Une relation privilégiée unit le fils au père. Tous deux sont d’accord pour que les rêves ne soient pas racontés (tout au plus chuchotés dans le creux d’une oreille confidente); la même complicité et le même amour de la nature, se traduisant notamment par la connaissance des fleurs donnant les meilleurs miels, ainsi que par le compagnonnage avec les bêtes (l’âne, le faucon dressé), les poussent l’un vers l’autre. La dureté du métier d’apiculteur, les kilomètres de montagnes boisées qu’il faut parcourir, la hauteur des fûts sur lesquels il faut, au risque de sa vie, fixer les ruches, suscitent chez Yusuf une admiration sans bornes. Lui qui, à l’école, rame en vain pour obtenir le bon point tant convoité et passe ses récréations derrière les fenêtres de sa salle de classe, revit lorsqu’il parcourt le long chemin agreste le ramenant à la maison, attentif à tout ce qui l’entoure. La lecture d’un poème de Rimbaud par une camarade d’école dont il est discrètement le prétendant transi l’ouvre aux beautés élégiaques et lyriques.

L’histoire, que nous n’allons pas déflorer sinon pour dire que, tel une œuvre symphonique, le film se referme sur les bois sombres du début, est d’une simplicité biblique. Ce n’est pas un hasard si les principaux personnages portent les noms de Joseph, Jacob et Sara. Simplicité dans les moyens, les mots, les gestes sublimés de la vie quotidienne, l’expression des sentiments, l’approche de la nature, l’évocation de thèmes éternels et universels. Il y a chez Kaplanoglu du Giono, du Ramuz, du Aron Tamasi («Abel dans la forêt sauvage»). MIEL nous transporte (dans tous les sens du terme) dans un monde qui existe encore - mais pour combien de temps encore? la région dans laquelle le film a été tourné est menacée par des projets hydroélectriques - où l’homme essaie de vivre encore selon les traditions, dans des conditions dictées par la nature. A un certain moment, le village où Yusuf va à l’école apparaît en un plan panoramique: n’était le minaret, on croirait voir La Forclaz. Le texte lu par l’imam bénissant l’enfant est dans le droit fil des psaumes. Une transcendance mystérieuse est présente. Incidemment et sans prêchi-prêcha écolo, le rôle vital des abeilles est évoqué.
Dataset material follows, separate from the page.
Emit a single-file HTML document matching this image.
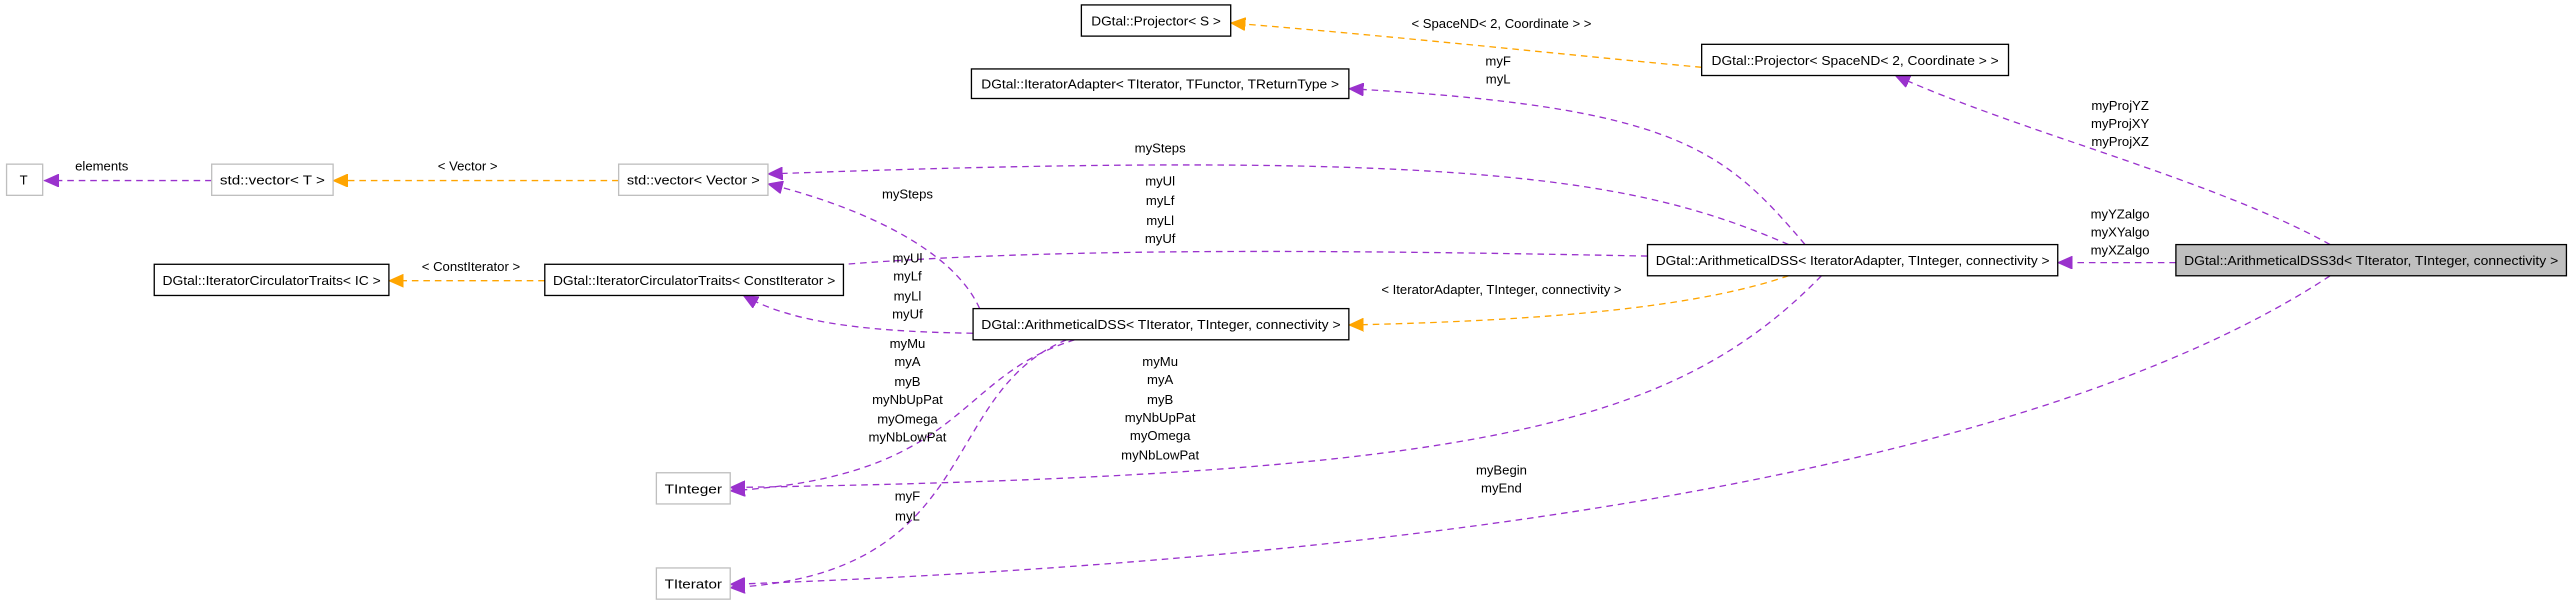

Semih Kaplanoglu déclare: «J’ai vécu et appris beaucoup de choses pendant ces quatre dernières années, lors de la préproduction, la production et le montage des trois films de la trilogie de Yusuf. Cela m’a aussi amené à préciser mon style cinématographique, que j’ai nommé faute de mieux ‘réalisme spirituel’. (...) Faire un film est comme une découverte, y compris de soi-même, pas seulement pour le réalisateur, mais pour toute l’équipe du film.»
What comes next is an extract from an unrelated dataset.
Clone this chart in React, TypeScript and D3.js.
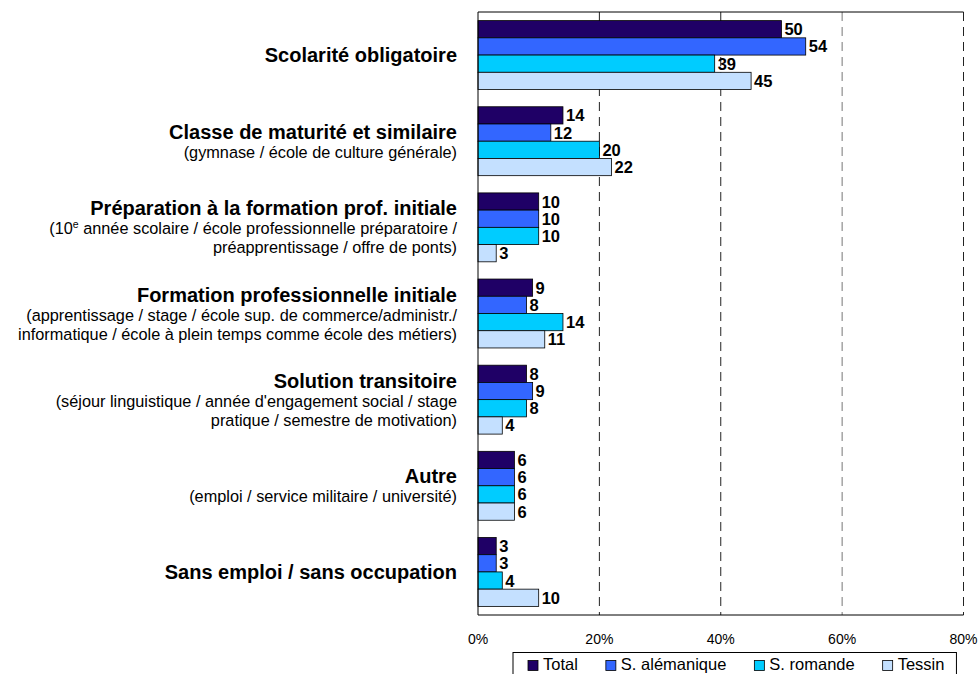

On ne saurait mieux dire, et on ne saurait trop féliciter la Berlinale d’avoir sélectionné et honoré une œuvre tranchant radicalement sur les blockbusters hollywoodiens. Allez découvrir MIEL toutes affaires cessantes, vous en sortirez meilleurs.

Note: 21 (mais oui!...)







ŒUF - LAIT de Semih Kaplanoglu (CF n. 626)
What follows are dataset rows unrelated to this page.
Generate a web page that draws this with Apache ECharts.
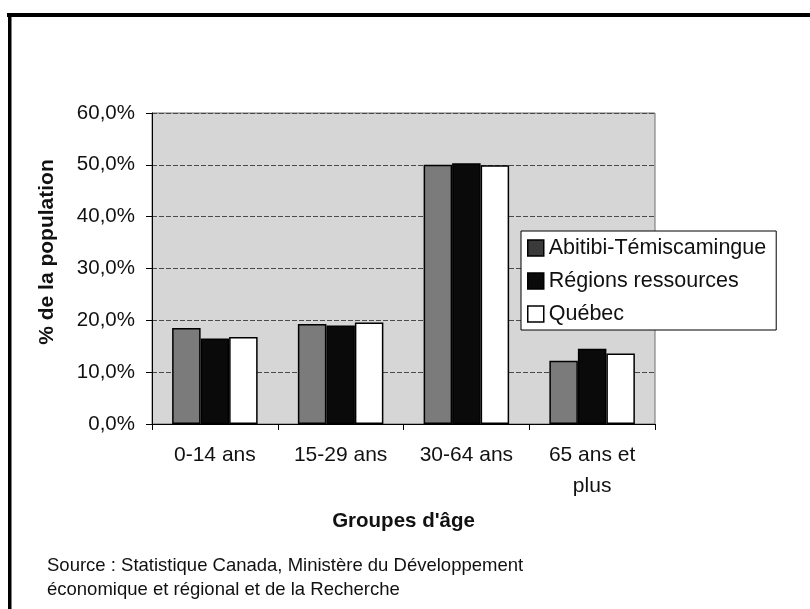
<!DOCTYPE html>
<html>
<head>
<meta charset="utf-8">
<script src="https://cdn.jsdelivr.net/npm/echarts@6/dist/echarts.min.js"></script>
<style>
html,body{margin:0;padding:0;background:#fff;}
#chart{width:810px;height:609px;}
</style>
</head>
<body>
<div id="chart"></div>
<script>
// Data (percent of population)
const categories = ['0-14 ans', '15-29 ans', '30-64 ans', '65 ans et\nplus'];
const seriesNames = ['Abitibi-Témiscamingue', 'Régions ressources', 'Québec'];
const abitibi = [18.5, 19.3, 50.0, 12.2];
const regions = [16.5, 19.0, 50.3, 14.5];
const quebec = [16.8, 19.6, 49.9, 13.6];
const yTicks = [0, 10, 20, 30, 40, 50, 60];
const xTitle = "Groupes d'âge";
const yTitle = '% de la population';
const sourceLines = ['Source : Statistique Canada, Ministère du Développement', 'économique et régional et de la Recherche'];

const FONT = '"Liberation Sans", Arial, Helvetica, sans-serif';
const chart = echarts.init(document.getElementById('chart'), null, {renderer: 'canvas'});

const barBorder = {borderColor: '#000', borderWidth: 1.5};
const colors = ['#7b7b7b', '#0a0a0a', '#ffffff'];
const legendIconColors = ['#3a3a3a', '#0a0a0a', '#ffffff'];
const values = [abitibi, regions, quebec];

chart.setOption({
  animation: false,
  backgroundColor: '#ffffff',
  textStyle: {fontFamily: FONT},
  grid: {
    left: 152, right: 155, top: 113, bottom: 185,
    show: true, backgroundColor: '#d6d6d6', borderColor: '#6e6e6e', borderWidth: 1
  },
  title: {
    text: sourceLines.join('\n'),
    left: 47, top: 554, padding: 0,
    textStyle: {fontFamily: FONT, fontSize: 18.5, fontWeight: 'normal', color: '#111', lineHeight: 24}
  },
  legend: {
    orient: 'vertical',
    left: 521, top: 231,
    padding: [5, 10, 4, 6],
    itemGap: 9,
    itemWidth: 16, itemHeight: 16,
    icon: 'rect',
    backgroundColor: '#ffffff',
    borderColor: '#000', borderWidth: 1,
    textStyle: {fontFamily: FONT, fontSize: 21.5, color: '#111', lineHeight: 24},
    data: seriesNames.map((n, i) => ({name: n, itemStyle: {color: legendIconColors[i], borderColor: '#000', borderWidth: 1.5}}))
  },
  xAxis: {
    type: 'category',
    data: categories,
    name: xTitle,
    nameLocation: 'middle',
    nameGap: 87,
    nameTextStyle: {fontFamily: FONT, fontSize: 20.5, fontWeight: 'bold', color: '#111'},
    axisLine: {show: true, lineStyle: {color: '#000', width: 1}},
    axisTick: {show: true, length: 6, lineStyle: {color: '#000'}},
    axisLabel: {fontFamily: FONT, fontSize: 21, color: '#111', margin: 16, lineHeight: 31, interval: 0},
    splitLine: {show: false}
  },
  yAxis: {
    type: 'value',
    min: yTicks[0], max: yTicks[yTicks.length - 1], interval: 10,
    axisLine: {show: true, lineStyle: {color: '#000', width: 1}},
    axisTick: {show: true, length: 6, lineStyle: {color: '#000'}},
    axisLabel: {
      fontFamily: FONT, fontSize: 20.5, color: '#111', margin: 17,
      formatter: v => v.toFixed(1).replace('.', ',') + '%'
    },
    splitLine: {show: true, lineStyle: {color: '#4a4a4a', width: 1, type: [5, 2]}}
  },
  graphic: [
    {type: 'text', x: 47, y: 252, rotation: Math.PI / 2,
     style: {text: yTitle, fill: '#111', font: 'bold 21px ' + FONT, align: 'center', verticalAlign: 'middle'}},
    {type: 'rect', shape: {x: 7, y: 13, width: 803, height: 4}, style: {fill: '#000'}, silent: true},
    {type: 'rect', shape: {x: 8, y: 13, width: 3.5, height: 596}, style: {fill: '#000'}, silent: true}
  ],
  series: seriesNames.map((name, i) => ({
    name: name,
    type: 'bar',
    data: values[i],
    barGap: '0%',
    barCategoryGap: '32%',
    itemStyle: Object.assign({color: colors[i]}, barBorder),
    emphasis: {disabled: true}
  }))
});
</script>
</body>
</html>
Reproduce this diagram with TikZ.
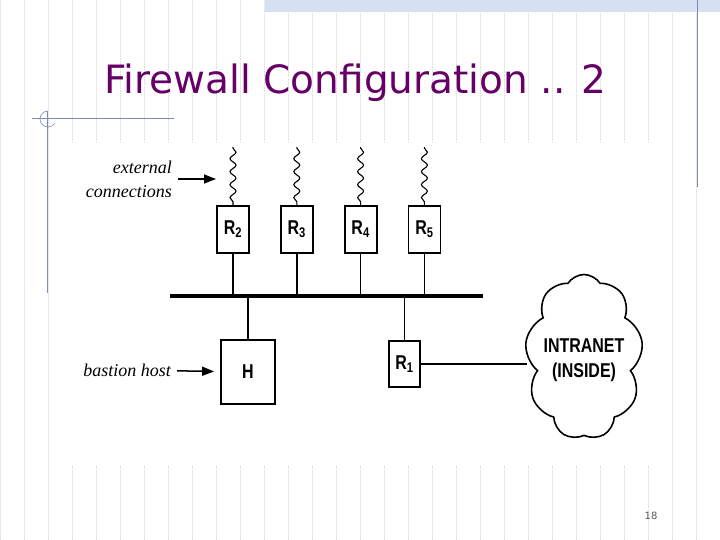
\documentclass[tikz,border=0pt]{standalone}
\usepackage{fontspec}
\setmainfont{Liberation Serif}
\newfontfamily\titlefont{DejaVu Sans}
\newfontfamily\condfont[FakeStretch=0.8]{Liberation Sans}
\usetikzlibrary{positioning,shapes.symbols,decorations.pathmorphing,arrows.meta}
\definecolor{titlepurple}{RGB}{102,0,102}
\definecolor{slateline}{RGB}{125,140,180}
\definecolor{bandblue}{RGB}{214,224,243}

\begin{document}
\begin{tikzpicture}[x=1pt, y=-1pt, >={Stealth[length=12pt, width=9pt, inset=0pt]},
  router/.style={rectangle, draw, line width=1.8pt, minimum width=32pt, minimum height=47pt, inner sep=0pt, font=\condfont\bfseries\fontsize{20}{20}\selectfont},
  wavy/.style={decorate, decoration={snake, segment length=13pt, amplitude=3pt, pre length=1pt, post length=1pt}, line width=1.1pt},
  link/.style={line width=1.5pt},
  tag/.style={font=\itshape\fontsize{18}{24}\selectfont, inner sep=0pt},
  gridline/.style={gray!28, densely dotted, line width=0.6pt}]

  \useasboundingbox (0,0) rectangle (720,540);

  % slide background
  \draw[gridline] (0,0) grid[step=24] (720,540);
  \fill[bandblue] (265,0) rectangle (720,12);
  \draw[slateline, line width=1pt] (697,0) -- (697,187);
  \draw[slateline, line width=1pt] (32,119) -- (174,119);
  \draw[slateline, line width=1pt] (47,111) -- (47,293);
  \draw[slateline, line width=0.6pt] (48,111) arc[start angle=270, end angle=30, radius=8];
  \fill[white] (72,143) rectangle (653,465);

  \node[anchor=base west, inner sep=0pt, text=titlepurple, font=\titlefont\fontsize{39}{39}\selectfont] (title) at (104,94) {Firewall Configuration .. 2};

  % routers and hosts
  \node[router] (R2) at (233,229.5) {R\textsubscript{2}};
  \node[router] (R3) [right = 30pt of R2] {R\textsubscript{3}};
  \node[router] (R4) [right = 30pt of R3] {R\textsubscript{4}};
  \node[router] (R5) [right = 30pt of R4] {R\textsubscript{5}};
  \node[fill, minimum width=313pt, minimum height=4.5pt, inner sep=0pt] (bus) at (326.5,296) {};
  \node[router, minimum width=54pt, minimum height=64pt] (H) at (248,372) {H};
  \node[router, minimum width=31pt, minimum height=46pt] (R1) at (404.5,364) {R\textsubscript{1}};
  \node[cloud, draw, line width=1.6pt, cloud puffs=9, cloud puff arc=115, aspect=0.7, minimum width=118pt, minimum height=165pt, inner sep=0pt] (intranet) at (584,357) {};
  \node[align=center, inner sep=0pt, font=\condfont\bfseries\fontsize{20}{25}\selectfont] (intranetText) at (584,360) {INTRANET\\(INSIDE)};

  \coordinate[above = 58pt of R2.north] (w2);
  \coordinate[above = 58pt of R3.north] (w3);
  \coordinate[above = 58pt of R4.north] (w4);
  \coordinate[above = 58pt of R5.north] (w5);

  % labels
  \node[tag, align=right, anchor=east] (ext) at (172,179) {external\\connections};
  \node[tag, anchor=east] (bastion) at (171,370) {bastion host};
  \coordinate (extTip) at (216,179);

  \node[font=\titlefont\fontsize{10}{10}\selectfont, text=gray!70!black] (pagenum) at (651,516) {18};

  \draw[wavy] (w2) -- (R2.north);
  \draw[wavy] (w3) -- (R3.north);
  \draw[wavy] (w4) -- (R4.north);
  \draw[wavy] (w5) -- (R5.north);
  \draw[link] (R2) -- (R2 |- bus.north);
  \draw[link] (R3) -- (R3 |- bus.north);
  \draw[link] (R4) -- (R4 |- bus.north);
  \draw[link] (R5) -- (R5 |- bus.north);
  \draw[link, line width=1.8pt] (bus.south -| H) -- (H);
  \draw[link, line width=1.8pt] (bus.south -| R1) -- (R1);
  \draw[link, line width=1.8pt] (R1.east) -- (R1.east -| intranet.west);
  \draw[->, line width=1.5pt] (ext.east) ++(6pt,0) -- (extTip);
  \draw[->, line width=1.5pt, shorten <=6pt, shorten >=6pt] (bastion) -- (H);
\end{tikzpicture}
\end{document}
Après que l’Ours d’Or et le Prix œcuménique de la Berlinale 2010 ont contribué à la distribution de MIEL, voici sur les écrans ŒUF et LAIT, premier et deuxième volets de la «Trilogie de Yusuf», laquelle met en scène le poète Yusuf à trois âges de sa vie, ici à 40 et à 18 ans. Nous empruntons aux Fiches françaises du cinéma le commentaire suivant:

«Il s’agit de trois personnages parallèles plutôt qu’identiques. Les films, au style épuré grâce aux dialogues et au montage minimalistes, sont indépendants les uns des autres, même si quelques clins d’œil peuvent les jalonner. Ce qui unifie le cycle, c’est plutôt le regard contemplatif porté sur les êtres, l’interrogation existentielle commune à ces personnages qui veulent donner un sens à leur vie, du reste un peu comme la Turquie tout entière. Et la poésie est là pour déchiffrer le monde et les rapports humains. La présence de la mère prend une importance capitale. Les éléments essentiels que sont la fécondité de l’œuf, la valeur nutritive du lait et la douceur du miel renvoient tous à la femme.»